→ **TASK**
Reproduce the data below in full and exclude every picture.

→ **RECORDS**
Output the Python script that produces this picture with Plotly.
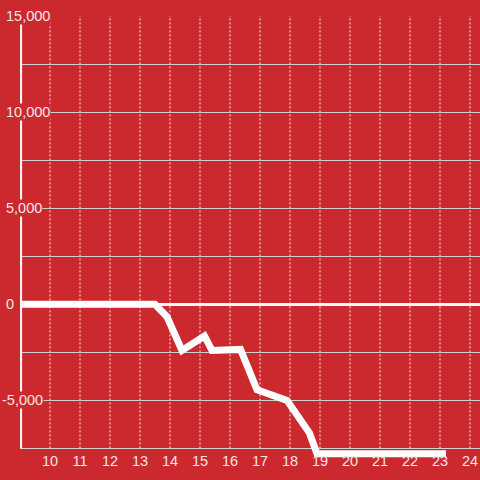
import plotly.graph_objects as go

# data
hours = [9, 13.5, 13.9, 14.4, 15.15, 15.4, 16.35, 16.9, 17.9, 18.65, 18.9, 23.2]
values = [0, 0, -650, -2400, -1650, -2400, -2350, -4450, -5000, -6700, -7780, -7780]
x_ticks = list(range(10, 25))
y_ticks = [15000, 10000, 5000, 0, -5000]

BG = "#cc292e"
TXT = "#f2e6e6"
FONT = "Liberation Sans, Arial, sans-serif"

fig = go.Figure()
fig.add_trace(go.Scatter(x=hours, y=values, mode="lines",
                         line=dict(color="white", width=7),
                         hoverinfo="skip", showlegend=False))

shapes = []
for t in x_ticks:
    shapes.append(dict(type="line", xref="x", yref="y", x0=t, x1=t, y0=-7500, y1=15000,
                       line=dict(color="rgba(255,255,255,0.9)", width=1, dash="2px,2px"),
                       layer="below"))
# y axis line
shapes.append(dict(type="line", xref="x", yref="y", x0=9.02, x1=9.02, y0=-7500, y1=15000,
                   line=dict(color="#f2f2f2", width=3), layer="above"))

annotations = []
for v in y_ticks:
    annotations.append(dict(xref="paper", yref="y", x=-15/460, y=v, xanchor="left",
                            yanchor="middle", text=f"{v:,}", showarrow=False,
                            xshift=-4 if v < 0 else 0,
                            font=dict(family=FONT, size=14.5, color=TXT),
                            bgcolor=BG, borderpad=0))

fig.update_layout(
    width=480, height=480,
    paper_bgcolor=BG, plot_bgcolor=BG,
    margin=dict(l=20, r=0, t=16, b=22.4, autoexpand=False),
    shapes=shapes, annotations=annotations,
    font=dict(family=FONT, size=14, color=TXT),
    xaxis=dict(range=[9, 24.3333], tickvals=x_ticks, showgrid=False, zeroline=False,
               showline=False, ticks="", ticklabelstandoff=-8,
               tickfont=dict(family=FONT, size=14.5, color=TXT), automargin=False),
    yaxis=dict(range=[-8000, 15000], dtick=2500, tick0=0, showgrid=True,
               gridcolor="#d0d0d0", gridwidth=1, zeroline=True, zerolinecolor="#f7f7f7",
               zerolinewidth=3, showline=False, showticklabels=False, ticks="",
               automargin=False),
)

fig.write_html("out.html", config={"displayModeBar": False},
               post_script="document.body.style.margin='0';document.body.style.background='%s';" % BG)
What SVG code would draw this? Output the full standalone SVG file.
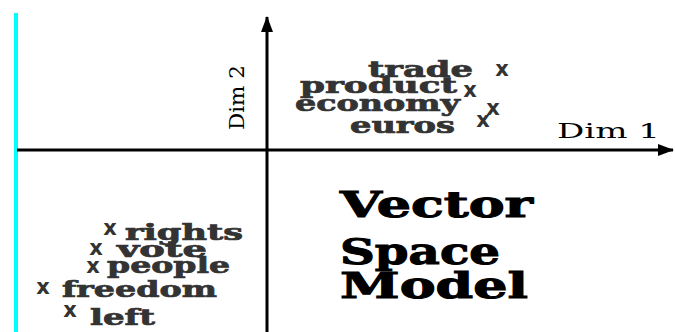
<svg xmlns="http://www.w3.org/2000/svg" width="675" height="332" viewBox="0 0 675 332">
<style>
.w{font-family:"DejaVu Serif","Liberation Serif",serif;font-weight:bold;fill:#333;stroke:#333;stroke-width:0.7;font-size:22px}
.m{font-family:"DejaVu Sans","Liberation Sans",sans-serif;font-weight:bold;fill:#333;font-size:21px;text-anchor:middle}
.t{font-family:"DejaVu Serif","Liberation Serif",serif;font-weight:bold;fill:#000;stroke:#000;stroke-width:1;font-size:35px}
.d{font-family:"DejaVu Serif","Liberation Serif",serif;fill:#000;font-size:20px}
.ax{stroke:#000;stroke-width:3;fill:none}
</style>
<defs>
<marker id="ah" viewBox="0 0 16 12" refX="15" refY="6" markerWidth="16" markerHeight="12" markerUnits="userSpaceOnUse" orient="auto">
<path d="M0,0 L16,6 L0,12 Z" fill="#000"/>
</marker>
</defs>
<rect x="14" y="13" width="4" height="319" fill="#00FFFF"/>
<g id="connectors">
<line class="ax" x1="17" y1="150" x2="673" y2="150" marker-end="url(#ah)"/>
<line class="ax" x1="267" y1="332" x2="267" y2="17" marker-end="url(#ah)"/>
</g>
<g id="axis-labels">
<text class="d" x="557" y="138" textLength="103" lengthAdjust="spacingAndGlyphs">Dim 1</text>
<text class="d" font-size="25" transform="translate(244,130) rotate(-90)" textLength="65" lengthAdjust="spacingAndGlyphs">Dim 2</text>
</g>
<g id="trade"><text class="w" x="368" y="77" textLength="105" lengthAdjust="spacingAndGlyphs">trade</text><text class="m" x="502" y="76">x</text></g>
<g id="product"><text class="w" x="300" y="93" textLength="157" lengthAdjust="spacingAndGlyphs">product</text><text class="m" x="470" y="97">x</text></g>
<g id="economy"><text class="w" x="295" y="111" textLength="165" lengthAdjust="spacingAndGlyphs">economy</text><text class="m" x="493" y="115">x</text></g>
<g id="euros"><text class="w" x="350" y="133" textLength="105" lengthAdjust="spacingAndGlyphs">euros</text><text class="m" x="483" y="127">x</text></g>
<g id="rights"><text class="w" x="125" y="240" textLength="118" lengthAdjust="spacingAndGlyphs">rights</text><text class="m" x="110" y="235">x</text></g>
<g id="vote"><text class="w" x="117" y="257" textLength="90" lengthAdjust="spacingAndGlyphs">vote</text><text class="m" x="96" y="255">x</text></g>
<g id="people"><text class="w" x="107" y="273" textLength="123" lengthAdjust="spacingAndGlyphs">people</text><text class="m" x="93" y="273">x</text></g>
<g id="freedom"><text class="w" x="62" y="297" textLength="155" lengthAdjust="spacingAndGlyphs">freedom</text><text class="m" x="43" y="294">x</text></g>
<g id="left"><text class="w" x="90" y="325" textLength="65" lengthAdjust="spacingAndGlyphs">left</text><text class="m" x="70" y="317">x</text></g>
<g id="title">
<text class="t" x="340" y="217" textLength="193" lengthAdjust="spacingAndGlyphs">Vector</text>
<text class="t" x="340" y="264" textLength="160" lengthAdjust="spacingAndGlyphs">Space</text>
<text class="t" x="340" y="298" textLength="188" lengthAdjust="spacingAndGlyphs">Model</text>
</g>
</svg>
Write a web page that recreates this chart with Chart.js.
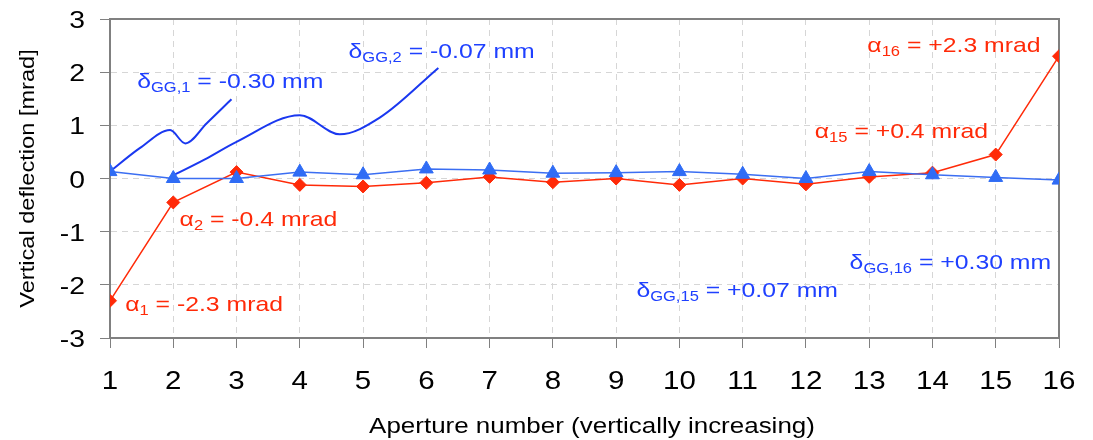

→ **ANSWER TO THIS EXERCISE**
Output the Python script that produces this picture with Plotly.
import plotly.graph_objects as go

# data
hours = [9, 13.5, 13.9, 14.4, 15.15, 15.4, 16.35, 16.9, 17.9, 18.65, 18.9, 23.2]
values = [0, 0, -650, -2400, -1650, -2400, -2350, -4450, -5000, -6700, -7780, -7780]
x_ticks = list(range(10, 25))
y_ticks = [15000, 10000, 5000, 0, -5000]

BG = "#cc292e"
TXT = "#f2e6e6"
FONT = "Liberation Sans, Arial, sans-serif"

fig = go.Figure()
fig.add_trace(go.Scatter(x=hours, y=values, mode="lines",
                         line=dict(color="white", width=7),
                         hoverinfo="skip", showlegend=False))

shapes = []
for t in x_ticks:
    shapes.append(dict(type="line", xref="x", yref="y", x0=t, x1=t, y0=-7500, y1=15000,
                       line=dict(color="rgba(255,255,255,0.9)", width=1, dash="2px,2px"),
                       layer="below"))
# y axis line
shapes.append(dict(type="line", xref="x", yref="y", x0=9.02, x1=9.02, y0=-7500, y1=15000,
                   line=dict(color="#f2f2f2", width=3), layer="above"))

annotations = []
for v in y_ticks:
    annotations.append(dict(xref="paper", yref="y", x=-15/460, y=v, xanchor="left",
                            yanchor="middle", text=f"{v:,}", showarrow=False,
                            xshift=-4 if v < 0 else 0,
                            font=dict(family=FONT, size=14.5, color=TXT),
                            bgcolor=BG, borderpad=0))

fig.update_layout(
    width=480, height=480,
    paper_bgcolor=BG, plot_bgcolor=BG,
    margin=dict(l=20, r=0, t=16, b=22.4, autoexpand=False),
    shapes=shapes, annotations=annotations,
    font=dict(family=FONT, size=14, color=TXT),
    xaxis=dict(range=[9, 24.3333], tickvals=x_ticks, showgrid=False, zeroline=False,
               showline=False, ticks="", ticklabelstandoff=-8,
               tickfont=dict(family=FONT, size=14.5, color=TXT), automargin=False),
    yaxis=dict(range=[-8000, 15000], dtick=2500, tick0=0, showgrid=True,
               gridcolor="#d0d0d0", gridwidth=1, zeroline=True, zerolinecolor="#f7f7f7",
               zerolinewidth=3, showline=False, showticklabels=False, ticks="",
               automargin=False),
)

fig.write_html("out.html", config={"displayModeBar": False},
               post_script="document.body.style.margin='0';document.body.style.background='%s';" % BG)
What SVG code would draw this? Output the full standalone SVG file.
<svg xmlns="http://www.w3.org/2000/svg" width="675" height="332" viewBox="0 0 675 332">
<style>
.w{font-family:"DejaVu Serif","Liberation Serif",serif;font-weight:bold;fill:#333;stroke:#333;stroke-width:0.7;font-size:22px}
.m{font-family:"DejaVu Sans","Liberation Sans",sans-serif;font-weight:bold;fill:#333;font-size:21px;text-anchor:middle}
.t{font-family:"DejaVu Serif","Liberation Serif",serif;font-weight:bold;fill:#000;stroke:#000;stroke-width:1;font-size:35px}
.d{font-family:"DejaVu Serif","Liberation Serif",serif;fill:#000;font-size:20px}
.ax{stroke:#000;stroke-width:3;fill:none}
</style>
<defs>
<marker id="ah" viewBox="0 0 16 12" refX="15" refY="6" markerWidth="16" markerHeight="12" markerUnits="userSpaceOnUse" orient="auto">
<path d="M0,0 L16,6 L0,12 Z" fill="#000"/>
</marker>
</defs>
<rect x="14" y="13" width="4" height="319" fill="#00FFFF"/>
<g id="connectors">
<line class="ax" x1="17" y1="150" x2="673" y2="150" marker-end="url(#ah)"/>
<line class="ax" x1="267" y1="332" x2="267" y2="17" marker-end="url(#ah)"/>
</g>
<g id="axis-labels">
<text class="d" x="557" y="138" textLength="103" lengthAdjust="spacingAndGlyphs">Dim 1</text>
<text class="d" font-size="25" transform="translate(244,130) rotate(-90)" textLength="65" lengthAdjust="spacingAndGlyphs">Dim 2</text>
</g>
<g id="trade"><text class="w" x="368" y="77" textLength="105" lengthAdjust="spacingAndGlyphs">trade</text><text class="m" x="502" y="76">x</text></g>
<g id="product"><text class="w" x="300" y="93" textLength="157" lengthAdjust="spacingAndGlyphs">product</text><text class="m" x="470" y="97">x</text></g>
<g id="economy"><text class="w" x="295" y="111" textLength="165" lengthAdjust="spacingAndGlyphs">economy</text><text class="m" x="493" y="115">x</text></g>
<g id="euros"><text class="w" x="350" y="133" textLength="105" lengthAdjust="spacingAndGlyphs">euros</text><text class="m" x="483" y="127">x</text></g>
<g id="rights"><text class="w" x="125" y="240" textLength="118" lengthAdjust="spacingAndGlyphs">rights</text><text class="m" x="110" y="235">x</text></g>
<g id="vote"><text class="w" x="117" y="257" textLength="90" lengthAdjust="spacingAndGlyphs">vote</text><text class="m" x="96" y="255">x</text></g>
<g id="people"><text class="w" x="107" y="273" textLength="123" lengthAdjust="spacingAndGlyphs">people</text><text class="m" x="93" y="273">x</text></g>
<g id="freedom"><text class="w" x="62" y="297" textLength="155" lengthAdjust="spacingAndGlyphs">freedom</text><text class="m" x="43" y="294">x</text></g>
<g id="left"><text class="w" x="90" y="325" textLength="65" lengthAdjust="spacingAndGlyphs">left</text><text class="m" x="70" y="317">x</text></g>
<g id="title">
<text class="t" x="340" y="217" textLength="193" lengthAdjust="spacingAndGlyphs">Vector</text>
<text class="t" x="340" y="264" textLength="160" lengthAdjust="spacingAndGlyphs">Space</text>
<text class="t" x="340" y="298" textLength="188" lengthAdjust="spacingAndGlyphs">Model</text>
</g>
</svg>
Write a web page that recreates this chart with Chart.js.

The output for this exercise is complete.